Exercise. Would you restate all the data that follows, word for word?

Saved data entries
+++

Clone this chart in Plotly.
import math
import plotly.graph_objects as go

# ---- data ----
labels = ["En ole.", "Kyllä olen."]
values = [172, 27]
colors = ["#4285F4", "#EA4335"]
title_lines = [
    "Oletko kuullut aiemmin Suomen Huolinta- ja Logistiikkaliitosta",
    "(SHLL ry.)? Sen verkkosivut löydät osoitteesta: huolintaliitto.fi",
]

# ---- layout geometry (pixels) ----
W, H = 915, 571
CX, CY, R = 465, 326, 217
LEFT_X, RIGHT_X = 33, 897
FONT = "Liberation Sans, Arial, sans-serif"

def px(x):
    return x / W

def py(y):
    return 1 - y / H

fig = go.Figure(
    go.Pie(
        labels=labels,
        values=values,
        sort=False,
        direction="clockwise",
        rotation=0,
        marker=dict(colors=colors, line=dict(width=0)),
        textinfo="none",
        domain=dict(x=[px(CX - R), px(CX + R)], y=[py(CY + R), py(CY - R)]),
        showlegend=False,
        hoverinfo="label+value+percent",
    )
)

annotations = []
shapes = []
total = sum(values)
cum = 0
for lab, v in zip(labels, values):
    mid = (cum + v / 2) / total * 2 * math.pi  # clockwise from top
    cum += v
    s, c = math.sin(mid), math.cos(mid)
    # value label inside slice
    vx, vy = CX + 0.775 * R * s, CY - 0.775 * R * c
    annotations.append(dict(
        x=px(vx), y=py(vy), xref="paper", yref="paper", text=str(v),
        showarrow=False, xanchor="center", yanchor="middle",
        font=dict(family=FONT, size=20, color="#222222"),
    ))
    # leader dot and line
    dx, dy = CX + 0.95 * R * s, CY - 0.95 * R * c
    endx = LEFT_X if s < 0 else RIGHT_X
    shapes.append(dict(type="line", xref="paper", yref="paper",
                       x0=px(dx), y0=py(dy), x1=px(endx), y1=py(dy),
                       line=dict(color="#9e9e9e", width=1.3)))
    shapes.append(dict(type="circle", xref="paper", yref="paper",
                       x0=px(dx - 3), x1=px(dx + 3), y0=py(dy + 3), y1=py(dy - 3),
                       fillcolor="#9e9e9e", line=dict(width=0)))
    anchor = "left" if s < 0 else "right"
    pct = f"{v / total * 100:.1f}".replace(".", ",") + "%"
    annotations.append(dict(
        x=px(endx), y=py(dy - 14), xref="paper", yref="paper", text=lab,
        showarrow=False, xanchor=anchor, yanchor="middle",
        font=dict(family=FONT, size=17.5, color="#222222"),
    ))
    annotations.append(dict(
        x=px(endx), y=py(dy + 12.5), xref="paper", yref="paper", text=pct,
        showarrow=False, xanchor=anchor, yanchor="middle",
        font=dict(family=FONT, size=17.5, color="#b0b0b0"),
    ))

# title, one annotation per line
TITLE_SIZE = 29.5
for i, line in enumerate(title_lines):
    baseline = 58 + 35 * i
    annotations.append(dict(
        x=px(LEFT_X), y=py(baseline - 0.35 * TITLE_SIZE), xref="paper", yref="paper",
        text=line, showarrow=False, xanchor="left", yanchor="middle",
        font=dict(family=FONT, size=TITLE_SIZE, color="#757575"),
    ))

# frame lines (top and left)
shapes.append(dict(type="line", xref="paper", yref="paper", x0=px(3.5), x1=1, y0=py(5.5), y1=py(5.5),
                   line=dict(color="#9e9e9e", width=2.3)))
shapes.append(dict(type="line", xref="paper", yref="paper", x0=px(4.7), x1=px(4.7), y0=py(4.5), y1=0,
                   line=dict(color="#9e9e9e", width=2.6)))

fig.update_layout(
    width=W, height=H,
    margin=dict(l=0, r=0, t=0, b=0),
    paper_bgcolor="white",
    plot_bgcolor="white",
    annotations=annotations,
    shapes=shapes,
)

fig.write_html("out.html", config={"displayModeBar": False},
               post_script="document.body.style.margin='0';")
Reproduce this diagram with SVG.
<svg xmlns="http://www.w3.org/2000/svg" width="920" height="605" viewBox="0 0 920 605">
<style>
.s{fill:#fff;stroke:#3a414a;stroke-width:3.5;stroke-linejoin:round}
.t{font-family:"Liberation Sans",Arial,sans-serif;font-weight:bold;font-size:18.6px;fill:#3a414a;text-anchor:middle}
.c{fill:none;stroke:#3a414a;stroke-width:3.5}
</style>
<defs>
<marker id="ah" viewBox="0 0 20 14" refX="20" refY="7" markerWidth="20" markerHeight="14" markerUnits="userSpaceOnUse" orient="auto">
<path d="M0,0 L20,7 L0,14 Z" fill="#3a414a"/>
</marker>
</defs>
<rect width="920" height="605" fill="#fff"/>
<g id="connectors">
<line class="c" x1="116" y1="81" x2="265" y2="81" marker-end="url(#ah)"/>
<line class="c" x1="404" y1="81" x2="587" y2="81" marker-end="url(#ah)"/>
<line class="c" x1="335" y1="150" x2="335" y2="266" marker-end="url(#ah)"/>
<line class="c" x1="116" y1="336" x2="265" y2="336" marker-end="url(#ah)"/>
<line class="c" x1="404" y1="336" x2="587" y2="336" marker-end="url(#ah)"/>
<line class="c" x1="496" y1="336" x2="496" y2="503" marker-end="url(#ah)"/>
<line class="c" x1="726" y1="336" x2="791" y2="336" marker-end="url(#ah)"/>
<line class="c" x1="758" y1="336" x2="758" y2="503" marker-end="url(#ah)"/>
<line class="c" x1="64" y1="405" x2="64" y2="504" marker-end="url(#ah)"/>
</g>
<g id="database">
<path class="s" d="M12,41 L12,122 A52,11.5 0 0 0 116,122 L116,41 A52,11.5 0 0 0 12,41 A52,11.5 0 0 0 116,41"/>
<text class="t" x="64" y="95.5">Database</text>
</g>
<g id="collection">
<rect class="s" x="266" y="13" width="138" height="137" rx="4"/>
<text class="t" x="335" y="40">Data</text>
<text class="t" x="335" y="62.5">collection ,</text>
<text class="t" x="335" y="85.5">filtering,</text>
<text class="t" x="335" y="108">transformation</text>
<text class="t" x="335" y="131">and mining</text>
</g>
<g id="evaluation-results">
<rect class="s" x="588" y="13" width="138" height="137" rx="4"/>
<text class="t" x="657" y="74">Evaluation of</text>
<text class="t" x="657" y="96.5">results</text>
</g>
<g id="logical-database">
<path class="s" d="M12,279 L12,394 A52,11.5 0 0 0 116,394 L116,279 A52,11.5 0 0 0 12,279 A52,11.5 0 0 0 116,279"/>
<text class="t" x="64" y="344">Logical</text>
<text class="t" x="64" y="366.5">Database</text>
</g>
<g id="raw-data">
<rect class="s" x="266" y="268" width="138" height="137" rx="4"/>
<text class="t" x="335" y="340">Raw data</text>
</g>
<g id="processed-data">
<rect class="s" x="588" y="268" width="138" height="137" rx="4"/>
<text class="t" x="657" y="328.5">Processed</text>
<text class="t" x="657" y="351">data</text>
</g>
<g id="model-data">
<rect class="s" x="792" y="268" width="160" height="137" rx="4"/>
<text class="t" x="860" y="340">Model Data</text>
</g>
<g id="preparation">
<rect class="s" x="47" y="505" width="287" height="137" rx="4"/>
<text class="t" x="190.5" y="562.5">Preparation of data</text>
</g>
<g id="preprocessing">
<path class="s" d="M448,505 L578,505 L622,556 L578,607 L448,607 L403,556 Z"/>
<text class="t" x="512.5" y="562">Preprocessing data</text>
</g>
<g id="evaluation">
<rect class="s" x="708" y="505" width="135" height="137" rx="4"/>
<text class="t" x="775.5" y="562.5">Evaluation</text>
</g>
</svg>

+++

Reply.
Clone this chart in Plotly.
import math
import plotly.graph_objects as go

# ---- data ----
labels = ["En ole.", "Kyllä olen."]
values = [172, 27]
colors = ["#4285F4", "#EA4335"]
title_lines = [
    "Oletko kuullut aiemmin Suomen Huolinta- ja Logistiikkaliitosta",
    "(SHLL ry.)? Sen verkkosivut löydät osoitteesta: huolintaliitto.fi",
]

# ---- layout geometry (pixels) ----
W, H = 915, 571
CX, CY, R = 465, 326, 217
LEFT_X, RIGHT_X = 33, 897
FONT = "Liberation Sans, Arial, sans-serif"

def px(x):
    return x / W

def py(y):
    return 1 - y / H

fig = go.Figure(
    go.Pie(
        labels=labels,
        values=values,
        sort=False,
        direction="clockwise",
        rotation=0,
        marker=dict(colors=colors, line=dict(width=0)),
        textinfo="none",
        domain=dict(x=[px(CX - R), px(CX + R)], y=[py(CY + R), py(CY - R)]),
        showlegend=False,
        hoverinfo="label+value+percent",
    )
)

annotations = []
shapes = []
total = sum(values)
cum = 0
for lab, v in zip(labels, values):
    mid = (cum + v / 2) / total * 2 * math.pi  # clockwise from top
    cum += v
    s, c = math.sin(mid), math.cos(mid)
    # value label inside slice
    vx, vy = CX + 0.775 * R * s, CY - 0.775 * R * c
    annotations.append(dict(
        x=px(vx), y=py(vy), xref="paper", yref="paper", text=str(v),
        showarrow=False, xanchor="center", yanchor="middle",
        font=dict(family=FONT, size=20, color="#222222"),
    ))
    # leader dot and line
    dx, dy = CX + 0.95 * R * s, CY - 0.95 * R * c
    endx = LEFT_X if s < 0 else RIGHT_X
    shapes.append(dict(type="line", xref="paper", yref="paper",
                       x0=px(dx), y0=py(dy), x1=px(endx), y1=py(dy),
                       line=dict(color="#9e9e9e", width=1.3)))
    shapes.append(dict(type="circle", xref="paper", yref="paper",
                       x0=px(dx - 3), x1=px(dx + 3), y0=py(dy + 3), y1=py(dy - 3),
                       fillcolor="#9e9e9e", line=dict(width=0)))
    anchor = "left" if s < 0 else "right"
    pct = f"{v / total * 100:.1f}".replace(".", ",") + "%"
    annotations.append(dict(
        x=px(endx), y=py(dy - 14), xref="paper", yref="paper", text=lab,
        showarrow=False, xanchor=anchor, yanchor="middle",
        font=dict(family=FONT, size=17.5, color="#222222"),
    ))
    annotations.append(dict(
        x=px(endx), y=py(dy + 12.5), xref="paper", yref="paper", text=pct,
        showarrow=False, xanchor=anchor, yanchor="middle",
        font=dict(family=FONT, size=17.5, color="#b0b0b0"),
    ))

# title, one annotation per line
TITLE_SIZE = 29.5
for i, line in enumerate(title_lines):
    baseline = 58 + 35 * i
    annotations.append(dict(
        x=px(LEFT_X), y=py(baseline - 0.35 * TITLE_SIZE), xref="paper", yref="paper",
        text=line, showarrow=False, xanchor="left", yanchor="middle",
        font=dict(family=FONT, size=TITLE_SIZE, color="#757575"),
    ))

# frame lines (top and left)
shapes.append(dict(type="line", xref="paper", yref="paper", x0=px(3.5), x1=1, y0=py(5.5), y1=py(5.5),
                   line=dict(color="#9e9e9e", width=2.3)))
shapes.append(dict(type="line", xref="paper", yref="paper", x0=px(4.7), x1=px(4.7), y0=py(4.5), y1=0,
                   line=dict(color="#9e9e9e", width=2.6)))

fig.update_layout(
    width=W, height=H,
    margin=dict(l=0, r=0, t=0, b=0),
    paper_bgcolor="white",
    plot_bgcolor="white",
    annotations=annotations,
    shapes=shapes,
)

fig.write_html("out.html", config={"displayModeBar": False},
               post_script="document.body.style.margin='0';")
Reproduce this diagram with SVG.
<svg xmlns="http://www.w3.org/2000/svg" width="920" height="605" viewBox="0 0 920 605">
<style>
.s{fill:#fff;stroke:#3a414a;stroke-width:3.5;stroke-linejoin:round}
.t{font-family:"Liberation Sans",Arial,sans-serif;font-weight:bold;font-size:18.6px;fill:#3a414a;text-anchor:middle}
.c{fill:none;stroke:#3a414a;stroke-width:3.5}
</style>
<defs>
<marker id="ah" viewBox="0 0 20 14" refX="20" refY="7" markerWidth="20" markerHeight="14" markerUnits="userSpaceOnUse" orient="auto">
<path d="M0,0 L20,7 L0,14 Z" fill="#3a414a"/>
</marker>
</defs>
<rect width="920" height="605" fill="#fff"/>
<g id="connectors">
<line class="c" x1="116" y1="81" x2="265" y2="81" marker-end="url(#ah)"/>
<line class="c" x1="404" y1="81" x2="587" y2="81" marker-end="url(#ah)"/>
<line class="c" x1="335" y1="150" x2="335" y2="266" marker-end="url(#ah)"/>
<line class="c" x1="116" y1="336" x2="265" y2="336" marker-end="url(#ah)"/>
<line class="c" x1="404" y1="336" x2="587" y2="336" marker-end="url(#ah)"/>
<line class="c" x1="496" y1="336" x2="496" y2="503" marker-end="url(#ah)"/>
<line class="c" x1="726" y1="336" x2="791" y2="336" marker-end="url(#ah)"/>
<line class="c" x1="758" y1="336" x2="758" y2="503" marker-end="url(#ah)"/>
<line class="c" x1="64" y1="405" x2="64" y2="504" marker-end="url(#ah)"/>
</g>
<g id="database">
<path class="s" d="M12,41 L12,122 A52,11.5 0 0 0 116,122 L116,41 A52,11.5 0 0 0 12,41 A52,11.5 0 0 0 116,41"/>
<text class="t" x="64" y="95.5">Database</text>
</g>
<g id="collection">
<rect class="s" x="266" y="13" width="138" height="137" rx="4"/>
<text class="t" x="335" y="40">Data</text>
<text class="t" x="335" y="62.5">collection ,</text>
<text class="t" x="335" y="85.5">filtering,</text>
<text class="t" x="335" y="108">transformation</text>
<text class="t" x="335" y="131">and mining</text>
</g>
<g id="evaluation-results">
<rect class="s" x="588" y="13" width="138" height="137" rx="4"/>
<text class="t" x="657" y="74">Evaluation of</text>
<text class="t" x="657" y="96.5">results</text>
</g>
<g id="logical-database">
<path class="s" d="M12,279 L12,394 A52,11.5 0 0 0 116,394 L116,279 A52,11.5 0 0 0 12,279 A52,11.5 0 0 0 116,279"/>
<text class="t" x="64" y="344">Logical</text>
<text class="t" x="64" y="366.5">Database</text>
</g>
<g id="raw-data">
<rect class="s" x="266" y="268" width="138" height="137" rx="4"/>
<text class="t" x="335" y="340">Raw data</text>
</g>
<g id="processed-data">
<rect class="s" x="588" y="268" width="138" height="137" rx="4"/>
<text class="t" x="657" y="328.5">Processed</text>
<text class="t" x="657" y="351">data</text>
</g>
<g id="model-data">
<rect class="s" x="792" y="268" width="160" height="137" rx="4"/>
<text class="t" x="860" y="340">Model Data</text>
</g>
<g id="preparation">
<rect class="s" x="47" y="505" width="287" height="137" rx="4"/>
<text class="t" x="190.5" y="562.5">Preparation of data</text>
</g>
<g id="preprocessing">
<path class="s" d="M448,505 L578,505 L622,556 L578,607 L448,607 L403,556 Z"/>
<text class="t" x="512.5" y="562">Preprocessing data</text>
</g>
<g id="evaluation">
<rect class="s" x="708" y="505" width="135" height="137" rx="4"/>
<text class="t" x="775.5" y="562.5">Evaluation</text>
</g>
</svg>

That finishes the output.